The following numbered list details the materials selected for different components of car bumper molds, based on service conditions and production volume.

Cavity and Core Steel (High Volume >500,000 parts): DIN 1.2343 (X40CrMoV5-1) or AISI H11 chromium hot-work steel. Composition: 0.38% carbon, 5.0% chromium, 1.3% molybdenum, 0.4% vanadium. Hardness after quenching and tempering is 48-52 HRC. This steel maintains dimensional stability at mold temperatures up to 80°C. Tensile strength is 1,450 MPa. Thermal conductivity is 24 W/m·K at 20°C. For bumper molds with complex cooling channels, 1.2343 is preferred over P20 due to better polishability (Ra 0.05 microns achievable).

Precautions for Using the Car Bumper Mold

The following precautions are indicated by special symbols to highlight safety, quality control, and maintenance requirements specific to bumper molds.

Clamping Force Verification: The required clamping force for a bumper mold is calculated as 0.3 to 0.5 tons per square centimeter of projected area. For a typical sedan bumper (projected area 2,500 cm²), the required force is 750 to 1,250 tons. Operating below this force causes mold separation at the parting line, producing flash of 0.2 to 0.5 mm thickness. Operating at more than 1.5 times the required force deforms the mold base plates, creating permanent deflection visible as a 0.03-0.05 mm gap when measured with a feeler gauge. Check clamping force using strain gauges mounted on the tie bars, not by reading the machine's pressure gauge alone.

Mold Temperature Control Profile: Bumper molds require three independent temperature zones: gate area (50-60°C for PP, 60-70°C for TPO), central cavity (40-50°C), and end-of-fill zones (30-40°C). Temperature differences exceeding 15°C between the gate and end zones produce differential shrinkage, resulting in a warped bumper with a twist of 3-5 mm per meter length. Monitor each zone using thermocouples inserted to within 5 mm of the cavity surface. Circulate temperature-controlled water (not tap water) at flow rates of 15-25 L/min per cooling circuit.

Injection Speed and Pressure Limits: For a 2,000 mm long bumper with nominal thickness 2.5-3.5 mm, the injection speed should be set to 80-120 mm/s at the screw. Higher speeds (above 150 mm/s) cause jetting and air entrapment visible as silver streaks on the Class A surface. Lower speeds (below 60 mm/s) produce a wavy appearance called "flow mark." Maximum injection pressure at the nozzle should not exceed 120 MPa for PP and 140 MPa for TPO. Pressures above 160 MPa cause cavity deflection, increasing the part thickness by 0.1-0.2 mm at the center zone.

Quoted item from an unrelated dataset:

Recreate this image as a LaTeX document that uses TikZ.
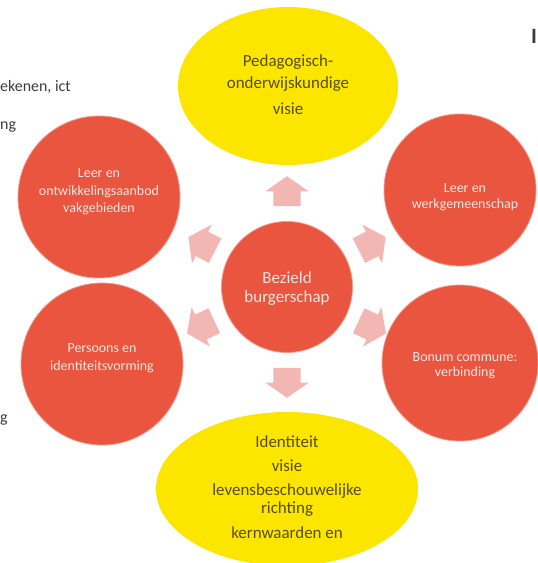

Drying of Hydroscopic Materials: Bumper materials such as PA6 (polyamide) or ABS require drying before processing. PA6 must be dried to below 0.15% moisture content using a desiccant dryer at 80°C for 4-6 hours. Processing wet PA6 produces hydrolyzed gas that condenses on the cooled mold surface, forming white deposits in the cavity. These deposits prevent proper release and require mold disassembly for cleaning. PP and TPO do not require drying but should be stored in sealed containers to avoid dust contamination.

Ejector System Timing: Bumper molds typically use 8 to 16 ejector pins, plus air poppets or hydraulic ejector plates. Ejector stroke should be 5-10 mm less than the full cavity depth to avoid marking the part. Set ejector advance speed to 20-30 mm/s; higher speeds (above 50 mm/s) cause the bumper to separate abruptly, leaving witness marks at the ejector pin locations. For deep-draw bumper designs (cavity depth exceeding 80 mm), use a two-stage ejection: first 40 mm at 15 mm/s, then full stroke at 25 mm/s.

Venting Depth and Cleaning Frequency: Venting lands on the parting line should be 0.03-0.05 mm deep and 6-10 mm wide for unfilled PP and TPO. For glass-filled materials (10-30% GF), vent depth increases to 0.06-0.08 mm to allow glass fibers to escape. Vents clog after 10,000-15,000 cycles due to degraded polymer residue. Clean vents using ultrasonic cleaning at 40°C with a mild alkaline detergent for 20 minutes, followed by compressed air drying. Never use metal picks or wire brushes on vent depths, as they enlarge the vent and cause flash.